◆ Job
Copy only what lies from the line containing "Convert this chart to matplotlib code." through the line containing "storey = list(range(32))" in the entries below, keeping both end lines exact and dropping every picture.

◆ Material provided
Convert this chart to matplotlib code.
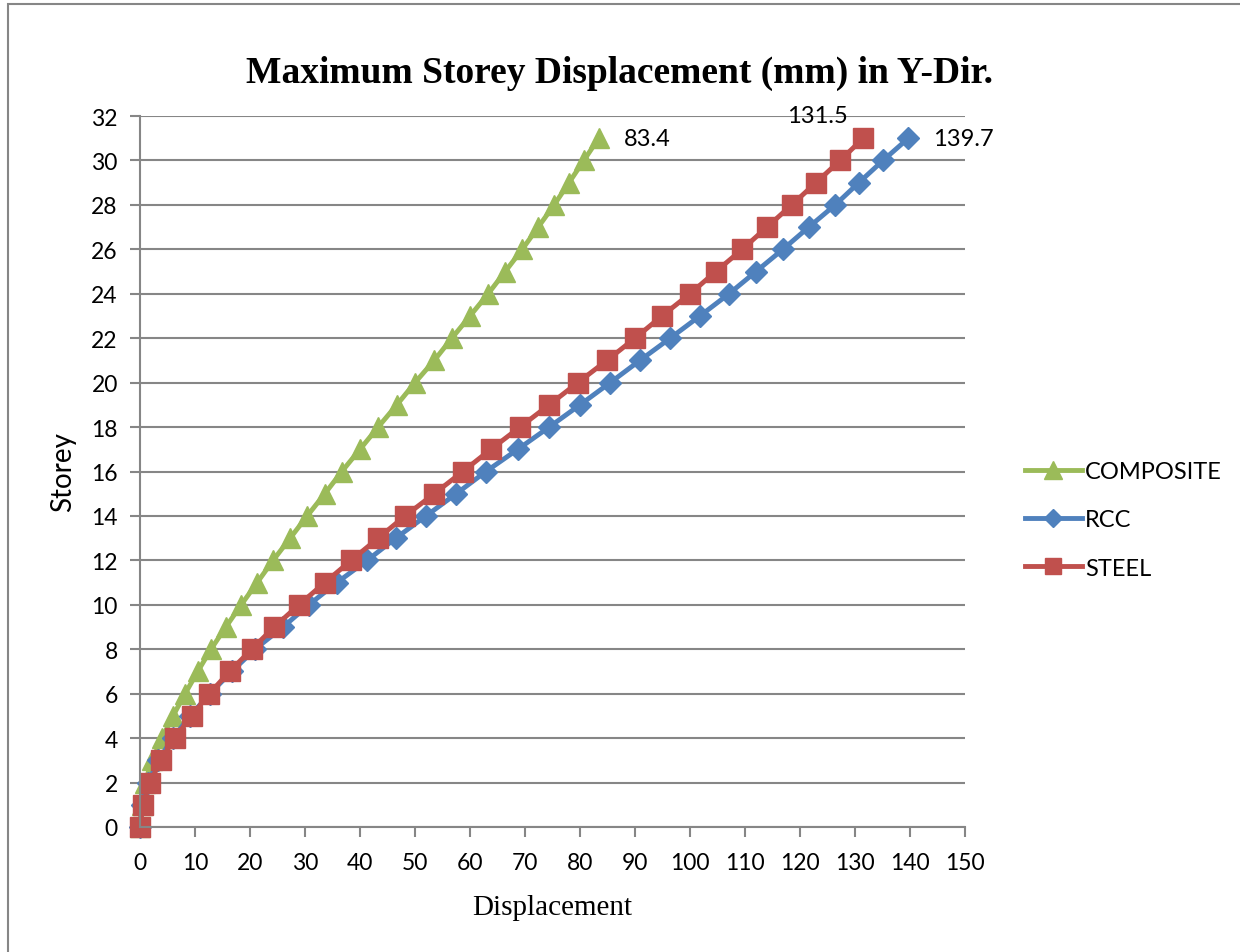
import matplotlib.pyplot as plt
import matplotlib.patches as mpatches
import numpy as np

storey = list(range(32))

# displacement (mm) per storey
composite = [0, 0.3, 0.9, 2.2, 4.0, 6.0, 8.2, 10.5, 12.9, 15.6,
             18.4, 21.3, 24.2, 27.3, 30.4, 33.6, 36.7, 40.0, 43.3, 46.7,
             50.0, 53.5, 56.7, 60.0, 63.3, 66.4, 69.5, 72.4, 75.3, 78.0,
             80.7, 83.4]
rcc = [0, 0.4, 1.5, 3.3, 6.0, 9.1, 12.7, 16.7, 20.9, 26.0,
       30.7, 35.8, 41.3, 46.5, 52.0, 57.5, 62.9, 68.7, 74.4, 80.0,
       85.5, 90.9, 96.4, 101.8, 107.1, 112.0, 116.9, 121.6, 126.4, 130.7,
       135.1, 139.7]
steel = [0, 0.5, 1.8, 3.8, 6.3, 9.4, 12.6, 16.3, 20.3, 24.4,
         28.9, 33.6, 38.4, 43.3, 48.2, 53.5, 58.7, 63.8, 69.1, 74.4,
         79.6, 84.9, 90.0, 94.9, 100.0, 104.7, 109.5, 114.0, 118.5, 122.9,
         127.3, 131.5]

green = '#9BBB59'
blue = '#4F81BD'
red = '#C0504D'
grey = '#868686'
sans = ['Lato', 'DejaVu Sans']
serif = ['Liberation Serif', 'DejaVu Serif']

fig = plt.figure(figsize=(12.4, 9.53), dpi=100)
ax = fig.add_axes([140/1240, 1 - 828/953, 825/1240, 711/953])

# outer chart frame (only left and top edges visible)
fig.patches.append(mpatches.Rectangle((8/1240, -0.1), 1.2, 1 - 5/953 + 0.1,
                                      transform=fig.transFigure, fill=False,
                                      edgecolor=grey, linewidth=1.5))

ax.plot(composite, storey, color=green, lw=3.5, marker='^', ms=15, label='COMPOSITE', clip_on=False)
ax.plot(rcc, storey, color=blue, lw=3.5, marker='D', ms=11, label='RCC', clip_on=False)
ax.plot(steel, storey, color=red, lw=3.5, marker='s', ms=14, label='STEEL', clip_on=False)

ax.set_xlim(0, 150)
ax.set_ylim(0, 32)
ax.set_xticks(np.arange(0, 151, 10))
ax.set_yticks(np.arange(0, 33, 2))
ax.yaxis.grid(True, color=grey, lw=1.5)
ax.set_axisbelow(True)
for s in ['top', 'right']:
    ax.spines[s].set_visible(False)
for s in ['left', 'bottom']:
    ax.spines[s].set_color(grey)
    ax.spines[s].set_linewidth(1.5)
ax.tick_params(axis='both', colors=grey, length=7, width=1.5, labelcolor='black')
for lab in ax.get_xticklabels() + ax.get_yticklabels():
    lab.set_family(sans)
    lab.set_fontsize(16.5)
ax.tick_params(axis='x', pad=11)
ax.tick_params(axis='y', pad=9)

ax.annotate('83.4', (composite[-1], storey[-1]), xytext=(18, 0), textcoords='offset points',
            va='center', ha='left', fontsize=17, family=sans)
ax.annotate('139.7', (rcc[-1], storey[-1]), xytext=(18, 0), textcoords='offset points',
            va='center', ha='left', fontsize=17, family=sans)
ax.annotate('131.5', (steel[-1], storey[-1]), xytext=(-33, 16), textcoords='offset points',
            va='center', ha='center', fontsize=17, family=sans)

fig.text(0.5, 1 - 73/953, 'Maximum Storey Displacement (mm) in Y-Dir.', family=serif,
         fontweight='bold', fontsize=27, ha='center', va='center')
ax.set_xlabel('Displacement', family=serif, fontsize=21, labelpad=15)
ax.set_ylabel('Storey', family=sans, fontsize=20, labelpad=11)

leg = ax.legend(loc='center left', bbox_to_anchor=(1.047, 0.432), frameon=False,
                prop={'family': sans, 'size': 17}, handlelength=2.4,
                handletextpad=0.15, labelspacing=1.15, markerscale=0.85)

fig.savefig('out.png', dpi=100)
---
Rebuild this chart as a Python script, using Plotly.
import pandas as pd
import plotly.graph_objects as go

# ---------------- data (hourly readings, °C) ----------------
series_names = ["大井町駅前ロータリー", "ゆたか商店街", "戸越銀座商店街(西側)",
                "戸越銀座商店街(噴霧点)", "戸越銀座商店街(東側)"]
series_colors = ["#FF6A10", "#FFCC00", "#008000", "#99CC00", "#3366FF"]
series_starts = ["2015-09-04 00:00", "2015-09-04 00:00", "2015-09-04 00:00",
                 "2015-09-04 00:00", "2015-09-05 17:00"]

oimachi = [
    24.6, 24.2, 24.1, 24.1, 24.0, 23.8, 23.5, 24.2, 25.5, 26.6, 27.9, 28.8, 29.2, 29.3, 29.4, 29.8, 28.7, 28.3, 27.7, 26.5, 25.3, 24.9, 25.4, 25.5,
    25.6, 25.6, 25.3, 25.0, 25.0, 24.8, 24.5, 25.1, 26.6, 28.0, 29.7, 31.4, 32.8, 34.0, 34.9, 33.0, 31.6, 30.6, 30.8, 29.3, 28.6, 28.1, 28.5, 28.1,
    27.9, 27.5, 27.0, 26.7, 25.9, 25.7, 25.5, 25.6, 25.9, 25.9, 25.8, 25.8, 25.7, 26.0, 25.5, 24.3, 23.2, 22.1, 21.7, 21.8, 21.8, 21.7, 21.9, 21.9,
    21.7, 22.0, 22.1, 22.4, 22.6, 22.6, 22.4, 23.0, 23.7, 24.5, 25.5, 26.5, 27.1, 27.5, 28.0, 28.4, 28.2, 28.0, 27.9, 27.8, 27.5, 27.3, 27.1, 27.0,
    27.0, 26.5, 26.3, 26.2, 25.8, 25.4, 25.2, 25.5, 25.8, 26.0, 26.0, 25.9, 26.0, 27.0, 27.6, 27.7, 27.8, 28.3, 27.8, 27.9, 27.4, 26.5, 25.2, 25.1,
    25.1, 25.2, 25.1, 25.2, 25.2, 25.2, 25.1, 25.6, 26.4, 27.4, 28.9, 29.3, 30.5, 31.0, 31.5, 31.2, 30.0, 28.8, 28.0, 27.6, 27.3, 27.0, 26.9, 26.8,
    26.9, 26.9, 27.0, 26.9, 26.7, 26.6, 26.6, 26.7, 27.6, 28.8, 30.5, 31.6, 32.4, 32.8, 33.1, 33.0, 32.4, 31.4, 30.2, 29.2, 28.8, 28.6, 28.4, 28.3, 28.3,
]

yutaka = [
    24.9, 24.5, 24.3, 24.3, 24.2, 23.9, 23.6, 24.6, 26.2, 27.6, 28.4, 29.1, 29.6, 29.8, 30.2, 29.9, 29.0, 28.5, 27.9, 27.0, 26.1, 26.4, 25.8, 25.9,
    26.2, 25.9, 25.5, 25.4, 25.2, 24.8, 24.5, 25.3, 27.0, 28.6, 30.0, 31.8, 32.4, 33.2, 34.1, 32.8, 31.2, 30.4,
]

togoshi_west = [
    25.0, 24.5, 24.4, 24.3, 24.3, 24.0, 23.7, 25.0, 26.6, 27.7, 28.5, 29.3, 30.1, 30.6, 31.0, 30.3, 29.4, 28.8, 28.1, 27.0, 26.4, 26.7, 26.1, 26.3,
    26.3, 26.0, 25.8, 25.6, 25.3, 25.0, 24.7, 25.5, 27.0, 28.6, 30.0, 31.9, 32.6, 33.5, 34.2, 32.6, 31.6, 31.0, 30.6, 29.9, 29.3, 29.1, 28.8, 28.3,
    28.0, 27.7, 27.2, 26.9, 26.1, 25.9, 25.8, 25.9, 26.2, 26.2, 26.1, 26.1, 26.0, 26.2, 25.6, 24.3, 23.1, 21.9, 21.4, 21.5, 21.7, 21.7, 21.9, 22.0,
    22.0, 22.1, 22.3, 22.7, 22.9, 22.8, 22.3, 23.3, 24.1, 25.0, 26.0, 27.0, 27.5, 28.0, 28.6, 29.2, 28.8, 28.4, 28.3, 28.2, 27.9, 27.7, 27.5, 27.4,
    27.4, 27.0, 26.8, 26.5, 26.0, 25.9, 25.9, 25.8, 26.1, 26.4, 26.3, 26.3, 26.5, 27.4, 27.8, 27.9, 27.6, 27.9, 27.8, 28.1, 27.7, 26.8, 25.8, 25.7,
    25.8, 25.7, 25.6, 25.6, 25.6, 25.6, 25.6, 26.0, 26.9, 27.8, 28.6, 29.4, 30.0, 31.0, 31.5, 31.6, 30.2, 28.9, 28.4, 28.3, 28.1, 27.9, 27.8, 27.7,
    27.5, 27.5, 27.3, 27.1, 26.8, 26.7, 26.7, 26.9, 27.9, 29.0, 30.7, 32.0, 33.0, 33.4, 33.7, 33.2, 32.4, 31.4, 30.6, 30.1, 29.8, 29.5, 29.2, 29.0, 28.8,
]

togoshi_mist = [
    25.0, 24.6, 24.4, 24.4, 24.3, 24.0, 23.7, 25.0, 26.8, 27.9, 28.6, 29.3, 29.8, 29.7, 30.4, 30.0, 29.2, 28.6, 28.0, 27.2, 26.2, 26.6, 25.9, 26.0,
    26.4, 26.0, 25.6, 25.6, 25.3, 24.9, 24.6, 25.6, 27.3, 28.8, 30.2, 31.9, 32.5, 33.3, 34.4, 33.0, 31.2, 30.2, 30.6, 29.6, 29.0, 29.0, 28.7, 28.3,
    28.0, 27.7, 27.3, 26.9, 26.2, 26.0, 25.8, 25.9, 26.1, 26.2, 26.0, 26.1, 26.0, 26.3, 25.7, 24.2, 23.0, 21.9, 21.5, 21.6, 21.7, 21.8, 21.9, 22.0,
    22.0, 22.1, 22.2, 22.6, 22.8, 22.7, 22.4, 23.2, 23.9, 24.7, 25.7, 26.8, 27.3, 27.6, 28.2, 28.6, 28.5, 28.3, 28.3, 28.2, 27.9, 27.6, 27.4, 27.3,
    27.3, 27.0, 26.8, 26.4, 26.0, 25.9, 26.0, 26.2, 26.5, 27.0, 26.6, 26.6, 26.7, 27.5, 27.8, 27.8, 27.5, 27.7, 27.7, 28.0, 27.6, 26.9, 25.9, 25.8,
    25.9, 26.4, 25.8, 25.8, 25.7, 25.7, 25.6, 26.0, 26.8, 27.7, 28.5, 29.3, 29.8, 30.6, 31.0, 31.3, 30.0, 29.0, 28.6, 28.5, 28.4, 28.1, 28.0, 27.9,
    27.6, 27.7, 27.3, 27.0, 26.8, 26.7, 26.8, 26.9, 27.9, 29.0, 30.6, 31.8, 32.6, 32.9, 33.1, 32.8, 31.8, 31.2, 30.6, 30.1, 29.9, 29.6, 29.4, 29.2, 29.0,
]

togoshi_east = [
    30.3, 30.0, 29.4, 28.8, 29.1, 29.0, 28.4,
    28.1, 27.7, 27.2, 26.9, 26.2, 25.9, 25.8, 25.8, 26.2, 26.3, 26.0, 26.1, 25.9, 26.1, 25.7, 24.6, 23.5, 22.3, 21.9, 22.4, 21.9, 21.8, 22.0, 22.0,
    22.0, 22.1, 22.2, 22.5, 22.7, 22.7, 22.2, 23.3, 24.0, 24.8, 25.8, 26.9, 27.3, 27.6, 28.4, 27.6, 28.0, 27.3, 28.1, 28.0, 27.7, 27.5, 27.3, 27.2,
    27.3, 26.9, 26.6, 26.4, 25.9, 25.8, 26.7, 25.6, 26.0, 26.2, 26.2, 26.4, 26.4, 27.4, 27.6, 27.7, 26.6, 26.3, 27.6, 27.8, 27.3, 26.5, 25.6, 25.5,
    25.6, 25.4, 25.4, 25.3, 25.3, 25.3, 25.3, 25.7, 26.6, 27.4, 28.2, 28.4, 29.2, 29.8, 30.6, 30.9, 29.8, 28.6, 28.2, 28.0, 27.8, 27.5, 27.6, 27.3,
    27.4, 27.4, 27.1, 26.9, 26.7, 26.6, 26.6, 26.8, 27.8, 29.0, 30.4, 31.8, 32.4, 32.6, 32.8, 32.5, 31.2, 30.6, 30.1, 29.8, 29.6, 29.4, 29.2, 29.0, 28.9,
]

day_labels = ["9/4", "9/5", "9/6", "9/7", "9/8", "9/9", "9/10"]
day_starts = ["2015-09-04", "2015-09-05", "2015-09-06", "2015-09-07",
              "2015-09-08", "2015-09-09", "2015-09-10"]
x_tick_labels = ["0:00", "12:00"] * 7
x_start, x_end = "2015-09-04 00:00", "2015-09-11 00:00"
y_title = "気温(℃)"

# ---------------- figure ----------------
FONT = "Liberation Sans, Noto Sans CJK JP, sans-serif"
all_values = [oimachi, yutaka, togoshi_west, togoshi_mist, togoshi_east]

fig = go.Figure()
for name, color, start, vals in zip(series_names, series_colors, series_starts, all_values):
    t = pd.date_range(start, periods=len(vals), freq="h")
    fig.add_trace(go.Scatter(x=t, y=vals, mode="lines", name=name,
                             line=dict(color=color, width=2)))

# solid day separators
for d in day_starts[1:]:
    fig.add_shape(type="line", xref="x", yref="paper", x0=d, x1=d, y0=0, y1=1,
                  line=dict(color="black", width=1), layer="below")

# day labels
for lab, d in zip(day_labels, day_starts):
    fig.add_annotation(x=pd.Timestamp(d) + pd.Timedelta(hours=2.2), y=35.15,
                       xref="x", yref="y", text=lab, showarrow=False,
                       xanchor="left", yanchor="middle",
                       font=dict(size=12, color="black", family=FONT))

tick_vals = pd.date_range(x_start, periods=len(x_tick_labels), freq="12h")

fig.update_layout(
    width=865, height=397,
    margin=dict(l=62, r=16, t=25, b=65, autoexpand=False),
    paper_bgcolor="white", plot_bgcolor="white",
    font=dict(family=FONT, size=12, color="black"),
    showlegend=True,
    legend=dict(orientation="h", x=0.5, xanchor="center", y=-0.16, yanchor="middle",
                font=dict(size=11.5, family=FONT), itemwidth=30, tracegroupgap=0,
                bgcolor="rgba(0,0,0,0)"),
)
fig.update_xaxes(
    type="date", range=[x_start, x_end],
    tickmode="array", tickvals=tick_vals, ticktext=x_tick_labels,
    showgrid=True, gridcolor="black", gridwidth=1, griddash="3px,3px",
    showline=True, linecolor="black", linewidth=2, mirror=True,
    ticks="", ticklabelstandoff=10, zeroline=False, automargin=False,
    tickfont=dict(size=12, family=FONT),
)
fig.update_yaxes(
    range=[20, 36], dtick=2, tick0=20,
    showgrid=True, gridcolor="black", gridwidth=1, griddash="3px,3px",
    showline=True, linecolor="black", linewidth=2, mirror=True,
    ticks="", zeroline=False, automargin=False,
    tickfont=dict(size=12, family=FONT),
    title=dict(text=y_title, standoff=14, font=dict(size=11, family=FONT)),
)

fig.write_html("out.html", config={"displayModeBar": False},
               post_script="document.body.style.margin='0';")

◆ The output
Convert this chart to matplotlib code.
import matplotlib.pyplot as plt
import matplotlib.patches as mpatches
import numpy as np

storey = list(range(32))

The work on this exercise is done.